If I just run it without arguments ("./test") the output is:

PREDEFINED:
I have ROOT.
I have A.
I have B.
I have C.
Done.
DYNAMIC:
I have ROOT.
I have ./test.
Done.

but if I put any arguments on, instead of "I have ./test." it gives an infinite loop of whatever the last argument on the command line was ("./test one two three" gives "i have three." over and over ignores the "one" and "two", but the preceding lines are the same).

I think it has to do with bad pointer management in the dynamic function, but I can't figure out why it's setting itself to its own "next" node.

Answer 1

The problem is here:

for (i = 0; i < argc; i++) {
    node next = node_new(argv[i]);
    cur->next = &next;
    cur = &next;
}

By allocating next like this, it remains tied to the stack and doesn't actually change address on each iteration. It should be a new object each time:

for (i = 0; i < argc; i++) {
    node *next = malloc (sizeof node);
    next->word = argv[i];
    next->next = NULL;
    cur->next = next;
    cur = next;
}

Also, node_new() can't be used because it doesn't allocate any lasting new memory either.

Answer 2

The problem is in your for loop. Every iteration uses the same memory location on the stack to store the next variable. So, effectively, the memory location given by &next is a constant for your entire for loop, and by the time you run traverse, that memory location contains last value of next.
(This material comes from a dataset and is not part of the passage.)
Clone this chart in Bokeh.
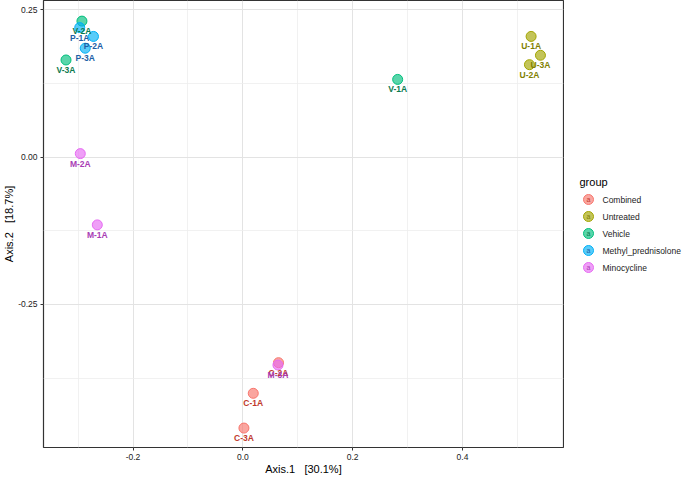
from bokeh.plotting import figure
from bokeh.layouts import row
from bokeh.models import (Range1d, FixedTicker, ColumnDataSource, NumeralTickFormatter)
from bokeh.embed import file_html
from bokeh.resources import INLINE
from bokeh.core.properties import value

# ---- data ----
groups = ["Combined", "Untreated", "Vehicle", "Methyl_prednisolone", "Minocycline"]
group_colors = ["#F8766D", "#A3A500", "#00BF7D", "#00B0F6", "#E76BF3"]
label_colors = ["#C0392B", "#7F7F00", "#0B7A4E", "#1D5FA6", "#A93CB5"]

samples = ["C-1A", "C-2A", "C-3A",
           "U-1A", "U-2A", "U-3A",
           "V-1A", "V-2A", "V-3A",
           "P-1A", "P-2A", "P-3A",
           "M-1A", "M-2A", "M-3A"]
sample_group = ["Combined"] * 3 + ["Untreated"] * 3 + ["Vehicle"] * 3 + \
               ["Methyl_prednisolone"] * 3 + ["Minocycline"] * 3
axis1 = [0.019, 0.065, 0.002,
         0.525, 0.522, 0.542,
         0.282, -0.293, -0.322,
         -0.297, -0.272, -0.287,
         -0.265, -0.296, 0.064]
axis2 = [-0.401, -0.349, -0.460,
         0.205, 0.157, 0.173,
         0.132, 0.231, 0.165,
         0.220, 0.205, 0.185,
         -0.115, 0.006, -0.353]

x_ticks = [-0.2, 0.0, 0.2, 0.4]
x_minor = [-0.3, -0.1, 0.1, 0.3, 0.5]
y_ticks = [-0.25, 0.0, 0.25]
y_minor = [-0.375, -0.125, 0.125]

x_title = "Axis.1\u00a0\u00a0\u00a0[30.1%]"
y_title = "Axis.2\u00a0\u00a0\u00a0[18.7%]"
legend_title = "group"
key_letter = "a"

FONT = "Liberation Sans"
FRAME_BOTTOM = 447

# ---------------- main panel ----------------
p = figure(width=564, height=477, output_backend="svg", toolbar_location=None,
           x_range=Range1d(-0.363, 0.584), y_range=Range1d(-0.493, 0.266),
           min_border_left=42, min_border_right=1, min_border_top=0,
           min_border_bottom=477 - FRAME_BOTTOM)
p.background_fill_color = "white"
p.border_fill_color = "white"
p.outline_line_color = "#333333"
p.outline_line_width = 1.2

for ax, ticks, minor, fmt, title in [(p.xaxis[0], x_ticks, x_minor, "0.0", x_title),
                                     (p.yaxis[0], y_ticks, y_minor, "0.00", y_title)]:
    ax.ticker = FixedTicker(ticks=ticks, minor_ticks=minor)
    ax.formatter = NumeralTickFormatter(format=fmt)
    ax.axis_label = title
    ax.axis_label_text_font = FONT
    ax.axis_label_text_font_size = "11px"
    ax.axis_label_text_font_style = "normal"
    ax.axis_label_text_color = "black"
    ax.major_label_text_font = FONT
    ax.major_label_text_font_size = "8.5px"
    ax.major_label_text_color = "#222222"
    ax.axis_line_color = None
    ax.major_tick_line_color = "#333333"
    ax.major_tick_in = 0
    ax.major_tick_out = 3
    ax.minor_tick_line_color = None
    ax.major_label_standoff = 2
    ax.axis_label_standoff = 0

for g in (p.xgrid[0], p.ygrid[0]):
    g.grid_line_color = "#E3E3E3"
    g.grid_line_width = 1
    g.minor_grid_line_color = "#EEEEEE"
    g.minor_grid_line_width = 0.8

text_specs = []
for gname, col, tcol in zip(groups, group_colors, label_colors):
    idx = [i for i, s in enumerate(sample_group) if s == gname]
    src = ColumnDataSource(dict(x=[axis1[i] for i in idx],
                                y=[axis2[i] for i in idx],
                                name=[samples[i] for i in idx]))
    p.scatter("x", "y", source=src, size=10, fill_color=col, fill_alpha=0.65,
              line_color=col, line_width=1)
    text_specs.append((src, tcol))

for src, tcol in text_specs:
    p.text("x", "y", text="name", source=src, text_font=value(FONT),
           text_font_size="8.5px", text_font_style="bold", text_color=tcol,
           text_align="center", text_baseline="top", y_offset=5)

# ---------------- legend panel (pixel coordinates) ----------------
LEFT, W, H = 564, 121, 477
lg = figure(width=W, height=H, output_backend="svg", toolbar_location=None,
            x_range=Range1d(LEFT, LEFT + W), y_range=Range1d(FRAME_BOTTOM, 0),
            x_axis_type=None, y_axis_type=None,
            min_border_left=0, min_border_right=0, min_border_top=0,
            min_border_bottom=477 - FRAME_BOTTOM)
lg.outline_line_color = None
lg.grid.visible = False
lg.background_fill_color = "white"
lg.border_fill_color = "white"

key_y = [199 + 17 * k for k in range(len(groups))]
key_src = ColumnDataSource(dict(x=[588] * len(groups), y=key_y, name=groups,
                                col=group_colors, tcol=label_colors,
                                letter=[key_letter] * len(groups)))
lg.text(x=[579], y=[181], text=[legend_title], text_font=value(FONT),
        text_font_size="11px", text_color="black", text_align="left",
        text_baseline="middle")
lg.scatter("x", "y", source=key_src, size=10, fill_color="col", fill_alpha=0.65,
           line_color="col", line_width=1)
lg.text("x", "y", text="letter", source=key_src, text_font=value(FONT),
        text_font_size="7px", text_color="tcol", text_align="center",
        text_baseline="middle", y_offset=-0.5)
lg.text("x", "y", text="name", source=key_src, text_font=value(FONT),
        text_font_size="8.5px", text_color="#222222", text_align="left",
        text_baseline="middle", x_offset=14)

open("out.html", "w").write(file_html(row(p, lg), INLINE))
Your for loop is equivalent to this version, which might shed more light:

int i;
node next;  // note this line
for (i = 0; i < argc; i++) {
    next = node_new(argv[i]);
    cur->next = &next;
    cur = &next;
}

You'll need to create new nodes on the heap, if you want to be able to pass their addresses around, or store their addresses in other data structures. Read up on malloc and free.